╭─ RAW DATA

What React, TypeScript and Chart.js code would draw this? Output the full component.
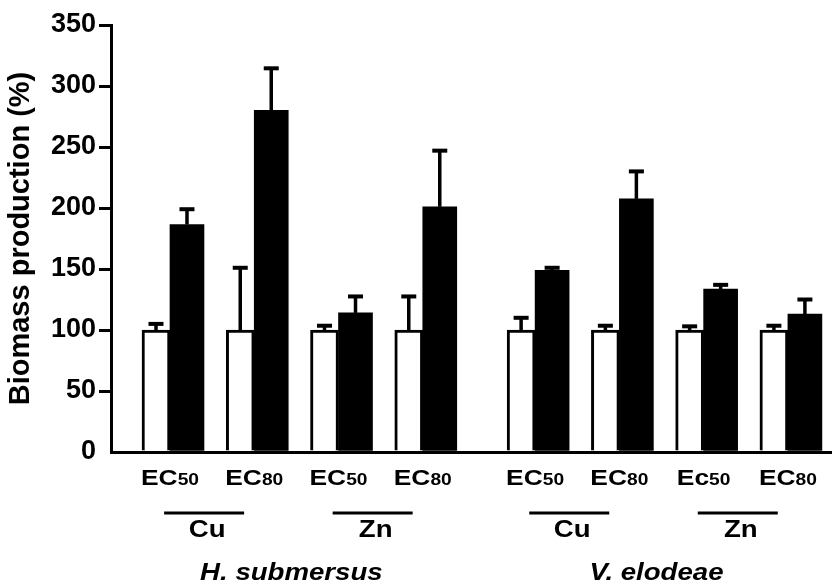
import React, { useEffect, useRef } from "react";
import { Chart, registerables } from "chart.js";

Chart.register(...registerables);

// Exposure level under each pair of bars
const doseLabels = ["EC50", "EC80", "EC50", "EC80", "EC50", "EC80", "Ec50", "EC80"];
// Metal bracket under every two exposure levels
const metalLabels = ["Cu", "Zn", "Cu", "Zn"];
// Species under every four exposure levels
const speciesLabels = ["H. submersus", "V. elodeae"];

// Open bars (control, 100 %) and their upper error
const controlMean = [100, 100, 100, 100, 100, 100, 100, 100];
const controlErr = [5, 51, 3.5, 27.5, 10, 3.5, 3, 3.5];

// Filled bars (exposed) and their upper error
const treatedMean = [186.5, 280, 114, 201, 149, 207.5, 133.5, 113];
const treatedErr = [12.5, 34.5, 13.5, 46, 2, 22.5, 3.5, 12];

const yMax = 350;
const yStep = 50;

const FONT = '"Liberation Sans", Arial, Helvetica, sans-serif';

// Three slots per pair of bars, one extra slot between the two species
const slotOf = (i: number) => i * 3 + Math.floor(i / 4);

function drawStretched(ctx: CanvasRenderingContext2D, text: string, x: number, y: number, sx: number) {
  ctx.save();
  ctx.translate(x, y);
  ctx.scale(sx, 1);
  ctx.fillText(text, 0, 0);
  ctx.restore();
}

const errorBars = {
  id: "errorBars",
  afterDatasetsDraw(chart: Chart) {
    const ctx = chart.ctx;
    const yScale = chart.scales.y;
    const sets: [number, number[], number[]][] = [
      [0, controlMean, controlErr],
      [1, treatedMean, treatedErr],
    ];
    ctx.save();
    ctx.strokeStyle = "#000";
    ctx.fillStyle = "#000";
    ctx.lineWidth = 3.5;
    sets.forEach(([di, means, errs]) => {
      const meta = chart.getDatasetMeta(di);
      meta.data.forEach((bar: any, i: number) => {
        const { x } = bar.getProps(["x"], true);
        const yTop = yScale.getPixelForValue(means[i]);
        const yErr = yScale.getPixelForValue(means[i] + errs[i]);
        ctx.beginPath();
        ctx.moveTo(x, yTop);
        ctx.lineTo(x, yErr);
        ctx.stroke();
        ctx.fillRect(x - 7.5, yErr - 2, 15, 4);
      });
    });
    ctx.restore();
  },
};

const groupLabels = {
  id: "groupLabels",
  afterDraw(chart: Chart) {
    const ctx = chart.ctx;
    const xScale = chart.scales.x;
    const base = chart.chartArea.bottom;
    const px = (i: number) => xScale.getPixelForValue(slotOf(i));
    ctx.save();
    ctx.fillStyle = "#000";
    ctx.strokeStyle = "#000";
    ctx.textAlign = "left";
    ctx.textBaseline = "alphabetic";

    // EC50 / EC80 with smaller index digits
    const sx = 1.2;
    doseLabels.forEach((label, i) => {
      const m = label.match(/^(\D+)(\d+)$/);
      const head = m ? m[1] : label;
      const tail = m ? m[2] : "";
      ctx.font = `bold 22px ${FONT}`;
      const wHead = ctx.measureText(head).width * sx;
      ctx.font = `bold 16px ${FONT}`;
      const wTail = ctx.measureText(tail).width * sx;
      const x0 = px(i) - (wHead + wTail) / 2;
      ctx.font = `bold 22px ${FONT}`;
      drawStretched(ctx, head, x0, base + 33, sx);
      ctx.font = `bold 16px ${FONT}`;
      drawStretched(ctx, tail, x0 + wHead, base + 33, sx);
    });

    // Metal brackets
    metalLabels.forEach((label, k) => {
      const mid = (px(2 * k) + px(2 * k + 1)) / 2;
      ctx.lineWidth = 3.2;
      ctx.beginPath();
      ctx.moveTo(mid - 48, base + 61);
      ctx.lineTo(mid + 32, base + 61);
      ctx.stroke();
      ctx.font = `bold 23px ${FONT}`;
      const w = ctx.measureText(label).width * sx;
      drawStretched(ctx, label, mid - 5 - w / 2, base + 84.5, sx);
    });

    // Species names
    speciesLabels.forEach((label, s) => {
      const mid = (px(4 * s) + px(4 * s + 3)) / 2;
      ctx.font = `italic bold 24px ${FONT}`;
      const w = ctx.measureText(label).width * 1.15;
      drawStretched(ctx, label, mid - 5 - w / 2, base + 128, 1.15);
    });
    ctx.restore();
  },
};

export default function App() {
  const canvasRef = useRef<HTMLCanvasElement | null>(null);

  useEffect(() => {
    const canvas = canvasRef.current;
    if (!canvas) return;
    const chart = new Chart(canvas, {
      type: "bar",
      data: {
        datasets: [
          {
            label: "Control",
            data: controlMean.map((v, i) => ({ x: slotOf(i), y: v })),
            backgroundColor: "#ffffff",
            borderColor: "#000000",
            borderWidth: 3,
            barThickness: 28,
          },
          {
            label: "Exposed",
            data: treatedMean.map((v, i) => ({ x: slotOf(i), y: v })),
            backgroundColor: "#000000",
            borderWidth: 0,
            barThickness: 34,
          },
        ],
      },
      options: {
        responsive: false,
        animation: false,
        devicePixelRatio: 1,
        layout: { padding: { top: 25, left: 0, right: 0, bottom: 0 } },
        plugins: {
          legend: { display: false },
          tooltip: { enabled: false },
        },
        scales: {
          x: {
            type: "linear",
            offset: false,
            min: -2.1,
            max: 23.57,
            grid: { display: false },
            ticks: { display: false },
            border: { display: true, color: "#000", width: 3, z: 1 },
            afterFit: (scale: any) => {
              scale.height = 134;
            },
          },
          y: {
            min: 0,
            max: yMax,
            ticks: {
              stepSize: yStep,
              color: "#000",
              padding: 3,
              font: { family: FONT, size: 27, weight: "bold" },
            },
            grid: {
              display: true,
              drawOnChartArea: false,
              drawTicks: true,
              tickLength: 12,
              lineWidth: 3,
              color: (c: any) => (c.tick && c.tick.value === 0 ? "rgba(0,0,0,0)" : "#000"),
            },
            border: { display: true, color: "#000", width: 3, z: 1 },
            title: {
              display: true,
              text: "Biomass production (%)",
              color: "#000",
              padding: { top: 4, bottom: 0 },
              font: { family: FONT, size: 29, weight: "bold" },
            },
            afterFit: (scale: any) => {
              scale.width = 111;
            },
          },
        },
      },
      plugins: [errorBars, groupLabels],
    } as any);
    return () => chart.destroy();
  }, []);

  return (
    <div style={{ position: "absolute", left: 0, top: 0, width: 832, height: 586, background: "#fff" }}>
      <canvas ref={canvasRef} width={832} height={586} />
    </div>
  );
}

╰─

TASK INSTRUCTIONS: Repeat the listing in full and exactly. Leave any pictures out.

EXERCISE ANSWER:
What React, TypeScript and Chart.js code would draw this? Output the full component.
import React, { useEffect, useRef } from "react";
import { Chart, registerables } from "chart.js";

Chart.register(...registerables);

// Exposure level under each pair of bars
const doseLabels = ["EC50", "EC80", "EC50", "EC80", "EC50", "EC80", "Ec50", "EC80"];
// Metal bracket under every two exposure levels
const metalLabels = ["Cu", "Zn", "Cu", "Zn"];
// Species under every four exposure levels
const speciesLabels = ["H. submersus", "V. elodeae"];

// Open bars (control, 100 %) and their upper error
const controlMean = [100, 100, 100, 100, 100, 100, 100, 100];
const controlErr = [5, 51, 3.5, 27.5, 10, 3.5, 3, 3.5];

// Filled bars (exposed) and their upper error
const treatedMean = [186.5, 280, 114, 201, 149, 207.5, 133.5, 113];
const treatedErr = [12.5, 34.5, 13.5, 46, 2, 22.5, 3.5, 12];

const yMax = 350;
const yStep = 50;

const FONT = '"Liberation Sans", Arial, Helvetica, sans-serif';

// Three slots per pair of bars, one extra slot between the two species
const slotOf = (i: number) => i * 3 + Math.floor(i / 4);

function drawStretched(ctx: CanvasRenderingContext2D, text: string, x: number, y: number, sx: number) {
  ctx.save();
  ctx.translate(x, y);
  ctx.scale(sx, 1);
  ctx.fillText(text, 0, 0);
  ctx.restore();
}

const errorBars = {
  id: "errorBars",
  afterDatasetsDraw(chart: Chart) {
    const ctx = chart.ctx;
    const yScale = chart.scales.y;
    const sets: [number, number[], number[]][] = [
      [0, controlMean, controlErr],
      [1, treatedMean, treatedErr],
    ];
    ctx.save();
    ctx.strokeStyle = "#000";
    ctx.fillStyle = "#000";
    ctx.lineWidth = 3.5;
    sets.forEach(([di, means, errs]) => {
      const meta = chart.getDatasetMeta(di);
      meta.data.forEach((bar: any, i: number) => {
        const { x } = bar.getProps(["x"], true);
        const yTop = yScale.getPixelForValue(means[i]);
        const yErr = yScale.getPixelForValue(means[i] + errs[i]);
        ctx.beginPath();
        ctx.moveTo(x, yTop);
        ctx.lineTo(x, yErr);
        ctx.stroke();
        ctx.fillRect(x - 7.5, yErr - 2, 15, 4);
      });
    });
    ctx.restore();
  },
};

const groupLabels = {
  id: "groupLabels",
  afterDraw(chart: Chart) {
    const ctx = chart.ctx;
    const xScale = chart.scales.x;
    const base = chart.chartArea.bottom;
    const px = (i: number) => xScale.getPixelForValue(slotOf(i));
    ctx.save();
    ctx.fillStyle = "#000";
    ctx.strokeStyle = "#000";
    ctx.textAlign = "left";
    ctx.textBaseline = "alphabetic";

    // EC50 / EC80 with smaller index digits
    const sx = 1.2;
    doseLabels.forEach((label, i) => {
      const m = label.match(/^(\D+)(\d+)$/);
      const head = m ? m[1] : label;
      const tail = m ? m[2] : "";
      ctx.font = `bold 22px ${FONT}`;
      const wHead = ctx.measureText(head).width * sx;
      ctx.font = `bold 16px ${FONT}`;
      const wTail = ctx.measureText(tail).width * sx;
      const x0 = px(i) - (wHead + wTail) / 2;
      ctx.font = `bold 22px ${FONT}`;
      drawStretched(ctx, head, x0, base + 33, sx);
      ctx.font = `bold 16px ${FONT}`;
      drawStretched(ctx, tail, x0 + wHead, base + 33, sx);
    });

    // Metal brackets
    metalLabels.forEach((label, k) => {
      const mid = (px(2 * k) + px(2 * k + 1)) / 2;
      ctx.lineWidth = 3.2;
      ctx.beginPath();
      ctx.moveTo(mid - 48, base + 61);
      ctx.lineTo(mid + 32, base + 61);
      ctx.stroke();
      ctx.font = `bold 23px ${FONT}`;
      const w = ctx.measureText(label).width * sx;
      drawStretched(ctx, label, mid - 5 - w / 2, base + 84.5, sx);
    });

    // Species names
    speciesLabels.forEach((label, s) => {
      const mid = (px(4 * s) + px(4 * s + 3)) / 2;
      ctx.font = `italic bold 24px ${FONT}`;
      const w = ctx.measureText(label).width * 1.15;
      drawStretched(ctx, label, mid - 5 - w / 2, base + 128, 1.15);
    });
    ctx.restore();
  },
};

export default function App() {
  const canvasRef = useRef<HTMLCanvasElement | null>(null);

  useEffect(() => {
    const canvas = canvasRef.current;
    if (!canvas) return;
    const chart = new Chart(canvas, {
      type: "bar",
      data: {
        datasets: [
          {
            label: "Control",
            data: controlMean.map((v, i) => ({ x: slotOf(i), y: v })),
            backgroundColor: "#ffffff",
            borderColor: "#000000",
            borderWidth: 3,
            barThickness: 28,
          },
          {
            label: "Exposed",
            data: treatedMean.map((v, i) => ({ x: slotOf(i), y: v })),
            backgroundColor: "#000000",
            borderWidth: 0,
            barThickness: 34,
          },
        ],
      },
      options: {
        responsive: false,
        animation: false,
        devicePixelRatio: 1,
        layout: { padding: { top: 25, left: 0, right: 0, bottom: 0 } },
        plugins: {
          legend: { display: false },
          tooltip: { enabled: false },
        },
        scales: {
          x: {
            type: "linear",
            offset: false,
            min: -2.1,
            max: 23.57,
            grid: { display: false },
            ticks: { display: false },
            border: { display: true, color: "#000", width: 3, z: 1 },
            afterFit: (scale: any) => {
              scale.height = 134;
            },
          },
          y: {
            min: 0,
            max: yMax,
            ticks: {
              stepSize: yStep,
              color: "#000",
              padding: 3,
              font: { family: FONT, size: 27, weight: "bold" },
            },
            grid: {
              display: true,
              drawOnChartArea: false,
              drawTicks: true,
              tickLength: 12,
              lineWidth: 3,
              color: (c: any) => (c.tick && c.tick.value === 0 ? "rgba(0,0,0,0)" : "#000"),
            },
            border: { display: true, color: "#000", width: 3, z: 1 },
            title: {
              display: true,
              text: "Biomass production (%)",
              color: "#000",
              padding: { top: 4, bottom: 0 },
              font: { family: FONT, size: 29, weight: "bold" },
            },
            afterFit: (scale: any) => {
              scale.width = 111;
            },
          },
        },
      },
      plugins: [errorBars, groupLabels],
    } as any);
    return () => chart.destroy();
  }, []);

  return (
    <div style={{ position: "absolute", left: 0, top: 0, width: 832, height: 586, background: "#fff" }}>
      <canvas ref={canvasRef} width={832} height={586} />
    </div>
  );
}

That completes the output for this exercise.